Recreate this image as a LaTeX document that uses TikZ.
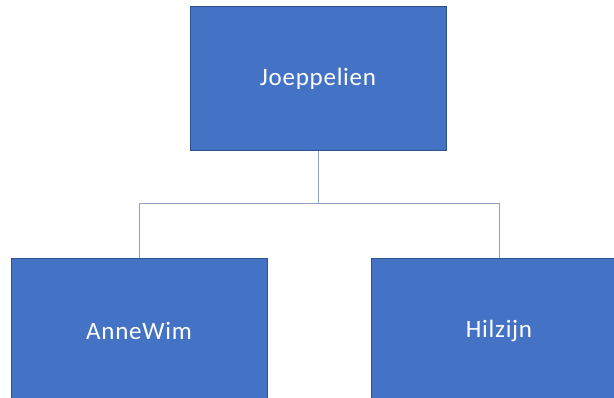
\documentclass[tikz,border=0pt]{standalone}
\usepackage{fontspec}
\setmainfont{Carlito}
\definecolor{boxfill}{HTML}{4472C4}
\definecolor{boxline}{HTML}{2F528F}
\definecolor{conn}{HTML}{8EA3C4}
\begin{document}
\begin{tikzpicture}[x=1pt,y=-1pt,
  orgbox/.style={draw=boxline,line width=0.8pt,fill=boxfill,minimum width=256pt,minimum height=144pt,
    text=white,font=\fontsize{25}{29}\selectfont,inner sep=0pt},
  link/.style={draw=conn,line width=0.9pt}]
\useasboundingbox (0,0) rectangle (614,398);
\clip (0,0) rectangle (614,398);
\node[orgbox] (top) at (318,78.5) {\addfontfeature{LetterSpace=3}Joeppelien};
\node[orgbox,minimum height=145pt] (left) at (139,330.5) {\addfontfeature{LetterSpace=3}AnneWim};
\node[orgbox,minimum height=145pt] (right) at (499,330.5) {\addfontfeature{LetterSpace=3}Hilzijn};
\coordinate (mid) at (318,203);
\draw[link] (top.south) -- (mid);
\draw[link] (mid) -| (left.north);
\draw[link] (mid) -| (right.north);
\end{tikzpicture}
\end{document}
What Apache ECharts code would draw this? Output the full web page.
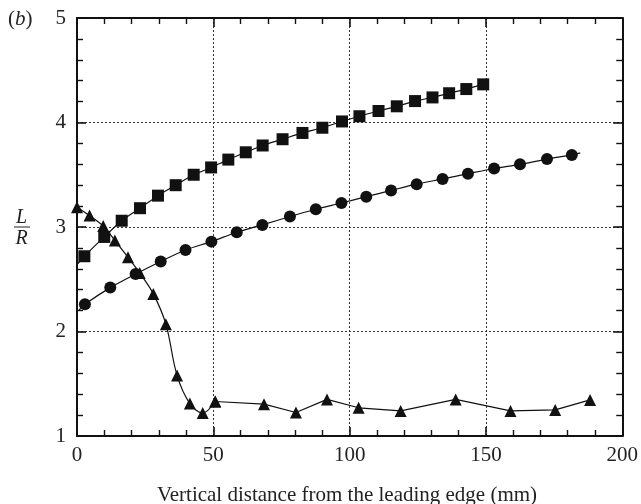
<!DOCTYPE html>
<html>
<head>
<meta charset="utf-8">
<script src="https://cdn.jsdelivr.net/npm/echarts@6/dist/echarts.min.js"></script>
<style>
html,body{margin:0;padding:0;background:#fff;}
#chart{width:641px;height:504px;}
</style>
</head>
<body>
<div id="chart"></div>
<script>
// ---- data ----
const xTickLabels = [0, 50, 100, 150, 200];
const yTickLabels = [1, 2, 3, 4, 5];

// squares: x (mm), L/R
const squareX = [2.7, 10.0, 16.4, 23.1, 29.7, 36.2, 42.8, 49.2, 55.5, 61.9, 68.1, 75.4, 82.7, 90.0, 97.2, 103.6, 110.6, 117.3, 124.0, 130.4, 136.5, 142.8, 149.0];
const squareY = [2.72, 2.905, 3.06, 3.18, 3.30, 3.40, 3.50, 3.57, 3.645, 3.715, 3.78, 3.84, 3.90, 3.95, 4.01, 4.06, 4.11, 4.155, 4.205, 4.24, 4.28, 4.32, 4.365];
const squareFitStart = [0, 2.64];

// circles
const circleX = [2.9, 12.2, 21.5, 30.7, 39.8, 49.3, 58.6, 68.0, 78.1, 87.6, 97.0, 106.1, 115.2, 124.6, 134.1, 143.4, 153.0, 162.5, 172.4, 181.5];
const circleY = [2.26, 2.42, 2.55, 2.67, 2.78, 2.86, 2.95, 3.02, 3.10, 3.17, 3.23, 3.29, 3.35, 3.41, 3.46, 3.51, 3.56, 3.60, 3.65, 3.69];
const circleFitStart = [0.6, 2.20];
const circleFitEnd = [184.6, 3.71];

// triangles
const triX = [0, 4.6, 9.6, 13.9, 18.7, 23.0, 28.0, 32.6, 36.7, 41.4, 46.1, 50.7, 68.6, 80.3, 91.7, 103.3, 118.7, 138.9, 159.0, 175.4, 188.2];
const triY = [3.19, 3.11, 3.01, 2.87, 2.71, 2.56, 2.36, 2.07, 1.58, 1.31, 1.22, 1.33, 1.305, 1.225, 1.35, 1.27, 1.24, 1.35, 1.24, 1.25, 1.345];
const triSmoothCount = 12; // first part of the curve is drawn smoothed

// ---- build series data ----
const pairs = (xs, ys) => xs.map((x, i) => [x, ys[i]]);
const noSym = p => ({ value: p, symbol: 'none' });

const squareData = [noSym(squareFitStart)].concat(pairs(squareX, squareY));
const circleData = [noSym(circleFitStart)].concat(pairs(circleX, circleY), [noSym(circleFitEnd)]);
const triAll = pairs(triX, triY);
const triA = triAll.slice(0, triSmoothCount);
const triB = triAll.slice(triSmoothCount - 1);

const FONT = "'Liberation Serif', 'Times New Roman', serif";
const INK = '#111';

const chart = echarts.init(document.getElementById('chart'), null, { renderer: 'canvas' });

const tickCommon = {
  axisLine: { show: true, onZero: false, lineStyle: { color: INK, width: 2 } },
  axisTick: { show: true, inside: true, length: 9, lineStyle: { color: INK, width: 1.6 } },
  minorTick: { show: true, splitNumber: 5, length: 6, lineStyle: { color: INK, width: 1.4 } }
};

const xMin = xTickLabels[0], xMax = xTickLabels[xTickLabels.length - 1];
const xInt = xTickLabels[1] - xTickLabels[0];
const yMin = yTickLabels[0], yMax = yTickLabels[yTickLabels.length - 1];
const yInt = yTickLabels[1] - yTickLabels[0];

const lineStyle = { color: INK, width: 1.2 };

chart.setOption({
  animation: false,
  backgroundColor: '#fff',
  grid: { left: 77, right: 17, top: 18, bottom: 68, containLabel: false },
  xAxis: [
    Object.assign({
      type: 'value', position: 'bottom', min: xMin, max: xMax, interval: xInt,
      axisLabel: { show: true, margin: 9, fontFamily: FONT, fontSize: 21, color: '#222' },
      splitLine: { show: true, lineStyle: { color: '#333', type: [2, 2], width: 1 } }
    }, tickCommon),
    Object.assign({
      type: 'value', position: 'top', min: xMin, max: xMax, interval: xInt,
      axisLabel: { show: false }, splitLine: { show: false }
    }, tickCommon)
  ],
  yAxis: [
    Object.assign({
      type: 'value', position: 'left', min: yMin, max: yMax, interval: yInt,
      axisLabel: { show: true, margin: 11, fontFamily: FONT, fontSize: 21, color: '#222' },
      splitLine: { show: true, lineStyle: { color: '#333', type: [2, 2], width: 1 } }
    }, tickCommon),
    Object.assign({
      type: 'value', position: 'right', min: yMin, max: yMax, interval: yInt,
      axisLabel: { show: false }, splitLine: { show: false }
    }, tickCommon)
  ],
  series: [
    {
      type: 'line', data: squareData, smooth: 0.3, symbol: 'rect', symbolSize: 12,
      lineStyle: lineStyle, itemStyle: { color: INK }, clip: false, z: 3
    },
    {
      type: 'line', data: circleData, smooth: 0.3, symbol: 'circle', symbolSize: 12,
      lineStyle: lineStyle, itemStyle: { color: INK }, clip: false, z: 3
    },
    {
      type: 'line', data: triA, smooth: 0.35, symbol: 'triangle', symbolSize: 12,
      lineStyle: lineStyle, itemStyle: { color: INK }, clip: false, z: 3
    },
    {
      type: 'line', data: triB, smooth: false, symbol: 'triangle', symbolSize: 12,
      lineStyle: lineStyle, itemStyle: { color: INK }, clip: false, z: 3
    }
  ],
  graphic: [
    {
      type: 'text', left: 8, top: 9,
      style: {
        text: '({i|b})', fontFamily: FONT, fontSize: 21, fill: '#222',
        rich: { i: { fontStyle: 'italic', fontFamily: FONT, fontSize: 21, fill: '#222' } }
      }
    },
    {
      type: 'text', x: 21.5, y: 218, style: { text: 'L', fontFamily: FONT, fontStyle: 'italic', fontSize: 20, fill: '#222', align: 'center', verticalAlign: 'middle' }
    },
    {
      type: 'line', shape: { x1: 14, y1: 227, x2: 30, y2: 227 }, style: { stroke: '#222', lineWidth: 1 }
    },
    {
      type: 'text', x: 21.5, y: 239, style: { text: 'R', fontFamily: FONT, fontStyle: 'italic', fontSize: 20, fill: '#222', align: 'center', verticalAlign: 'middle' }
    },
    {
      type: 'text', x: 347, y: 495,
      style: { text: 'Vertical distance from the leading edge (mm)', fontFamily: FONT, fontSize: 21, fill: '#222', align: 'center', verticalAlign: 'middle' }
    }
  ]
});
</script>
</body>
</html>
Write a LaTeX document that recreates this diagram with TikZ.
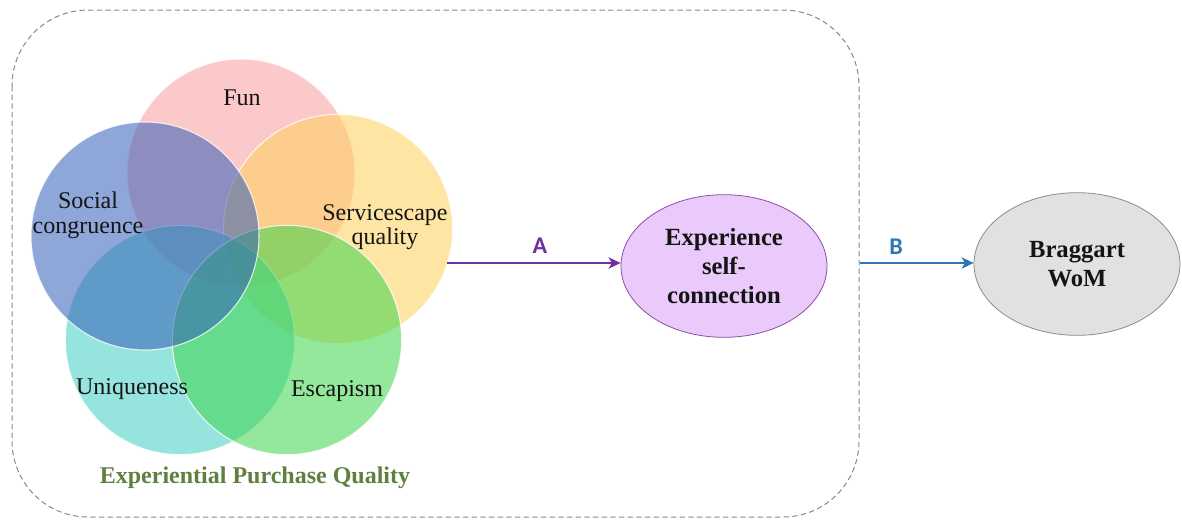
\documentclass[tikz,border=0pt]{standalone}
\usepackage{fontspec}
\setmainfont{Liberation Serif}
\newfontfamily\labfont{Carlito}
\usetikzlibrary{shapes.geometric,arrows.meta}
\definecolor{funcol}{RGB}{248,157,157}
\definecolor{servcol}{RGB}{253,208,90}
\definecolor{soccol}{RGB}{51,93,184}
\definecolor{unicol}{RGB}{64,206,195}
\definecolor{esccol}{RGB}{60,213,75}
\definecolor{boxcol}{RGB}{122,140,160}
\definecolor{epqcol}{RGB}{95,128,62}
\definecolor{acol}{RGB}{112,48,160}
\definecolor{bcol}{RGB}{46,117,182}
\definecolor{expfill}{RGB}{234,202,250}
\definecolor{expdraw}{RGB}{140,80,165}
\definecolor{bragfill}{RGB}{225,225,225}
\definecolor{bragdraw}{RGB}{140,140,140}
\definecolor{txt}{RGB}{20,20,20}
\begin{document}
\begin{tikzpicture}[x=0.75pt,y=-0.75pt,
  venn/.style={fill opacity=0.55, draw=white, draw opacity=0.8, line width=0.8pt},
  vlabel/.style={text=txt, align=center, inner sep=0pt, font=\fontsize{18}{18.5}\selectfont},
  bigell/.style={ellipse, inner sep=0pt, minimum width=154.5pt, minimum height=107pt, line width=0.6pt,
     align=center, text=txt, font=\fontsize{18.5}{22}\selectfont\bfseries},
  conn/.style={line width=1.5pt, -{Stealth[length=9pt,width=8.5pt,inset=2.5pt]}},
  arrlab/.style={font=\fontsize{18}{18}\selectfont\labfont\bfseries, inner sep=0pt}
]
\useasboundingbox (0,0) rectangle (1182,519);
% dashed frame
\draw[boxcol, dash pattern=on 4pt off 2.5pt, line width=0.75pt, rounded corners=57pt]
  (12,10) rectangle (859,517);
% venn circles
\fill[funcol, venn] (241,173) circle[radius=85.5pt];
\fill[servcol, venn] (338,229) circle[radius=86pt];
\fill[unicol, venn] (180,340) circle[radius=86pt];
\fill[esccol, venn] (287,340) circle[radius=86pt];
\fill[soccol, venn] (145,236) circle[radius=85.5pt];
% circle labels
\node[vlabel] (fun) at (242,98) {Fun};
\node[vlabel] (soc) at (88,215) {Social\\congruence};
\node[vlabel] (serv) at (385,227) {Servicescape\\quality};
\node[vlabel] (uni) at (132,389) {Uniqueness};
\node[vlabel] (esc) at (337,391) {Escapism};
\node[text=epqcol, font=\fontsize{18}{18}\selectfont\bfseries, inner sep=0pt] (epq) at (255,478) {Experiential Purchase Quality};
% outcome ellipses
\node[bigell, fill=expfill, draw=expdraw] (exp) at (724,266) {Experience\\self-\\connection};
\node[bigell, fill=bragfill, draw=bragdraw] (brag) at (1077,264) {Braggart\\WoM};
% connectors
\coordinate (astart) at (447,263);
\coordinate (bstart) at (860,263);
\draw[conn, acol] (astart) -- (astart -| exp.west);
\draw[conn, bcol] (bstart) -- (bstart -| brag.west);
\node[arrlab, text=acol] (la) at (540,246) {A};
\node[arrlab, text=bcol] (lb) at (896,247) {B};
\end{tikzpicture}
\end{document}
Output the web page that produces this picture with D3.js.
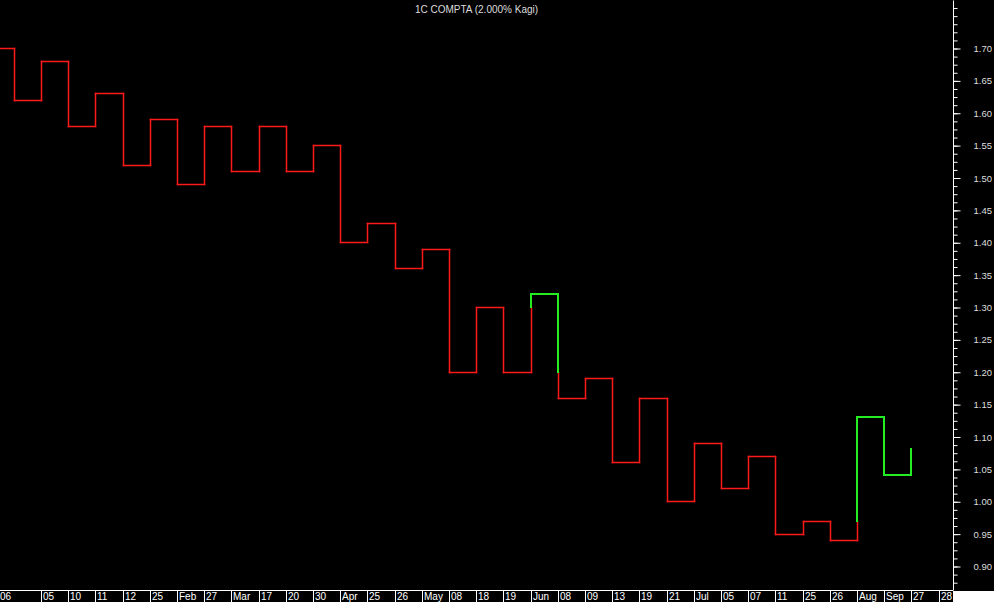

══════════

Aim ▸ Count the lines of the data that include the string "page", and give only that number.

Task solution ▸ 2